[TO DO] Filter the entries below, keeping every line that has the word "this".

Records with drawing code
[Begin]
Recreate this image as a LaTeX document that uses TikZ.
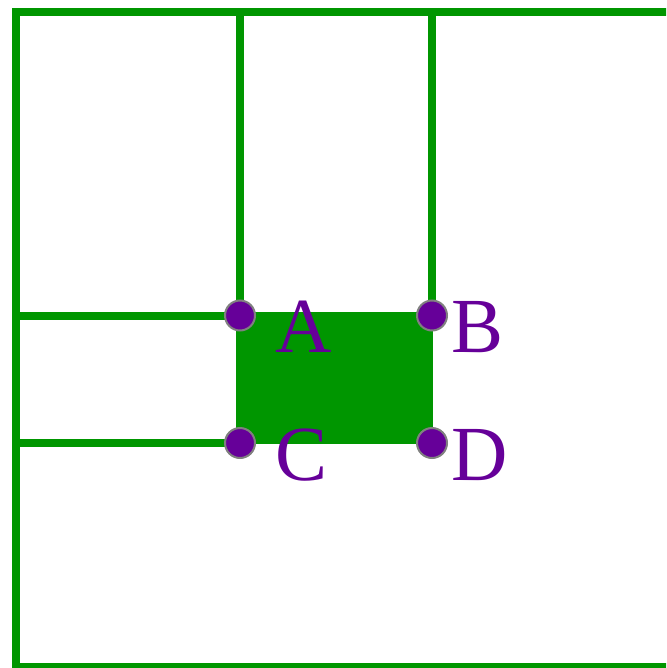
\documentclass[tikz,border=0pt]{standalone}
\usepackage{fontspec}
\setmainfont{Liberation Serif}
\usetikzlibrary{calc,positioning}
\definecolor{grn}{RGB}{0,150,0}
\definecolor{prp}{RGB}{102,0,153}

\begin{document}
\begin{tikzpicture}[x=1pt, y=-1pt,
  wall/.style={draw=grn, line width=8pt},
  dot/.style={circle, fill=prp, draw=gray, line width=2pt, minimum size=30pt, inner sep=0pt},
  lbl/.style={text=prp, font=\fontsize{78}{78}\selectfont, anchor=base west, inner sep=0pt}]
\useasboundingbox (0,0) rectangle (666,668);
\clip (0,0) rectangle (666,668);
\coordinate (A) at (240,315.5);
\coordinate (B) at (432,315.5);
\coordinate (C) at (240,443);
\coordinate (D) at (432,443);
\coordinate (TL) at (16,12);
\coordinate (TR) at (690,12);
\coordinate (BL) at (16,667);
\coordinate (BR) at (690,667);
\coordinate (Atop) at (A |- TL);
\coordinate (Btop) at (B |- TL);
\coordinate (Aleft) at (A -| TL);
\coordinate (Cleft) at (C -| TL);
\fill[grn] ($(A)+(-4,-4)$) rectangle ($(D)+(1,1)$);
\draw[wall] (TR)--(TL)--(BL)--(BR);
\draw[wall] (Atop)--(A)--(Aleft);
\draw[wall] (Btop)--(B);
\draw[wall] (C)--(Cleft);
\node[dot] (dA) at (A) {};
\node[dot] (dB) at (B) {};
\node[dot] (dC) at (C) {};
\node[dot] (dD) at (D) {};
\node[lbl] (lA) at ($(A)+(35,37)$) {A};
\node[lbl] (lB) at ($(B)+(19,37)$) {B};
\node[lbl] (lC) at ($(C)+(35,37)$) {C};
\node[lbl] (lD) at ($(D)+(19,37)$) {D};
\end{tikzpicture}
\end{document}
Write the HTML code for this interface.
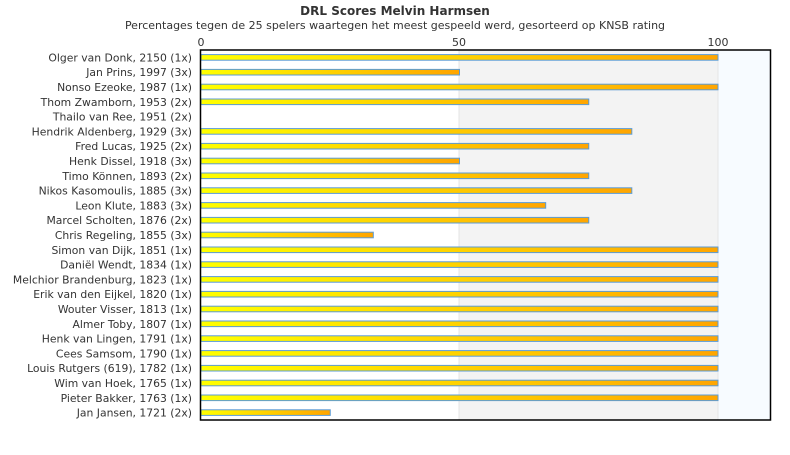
[End]
[WORKED ANSWER]
Recreate this image as a LaTeX document that uses TikZ.
Write the HTML code for this interface.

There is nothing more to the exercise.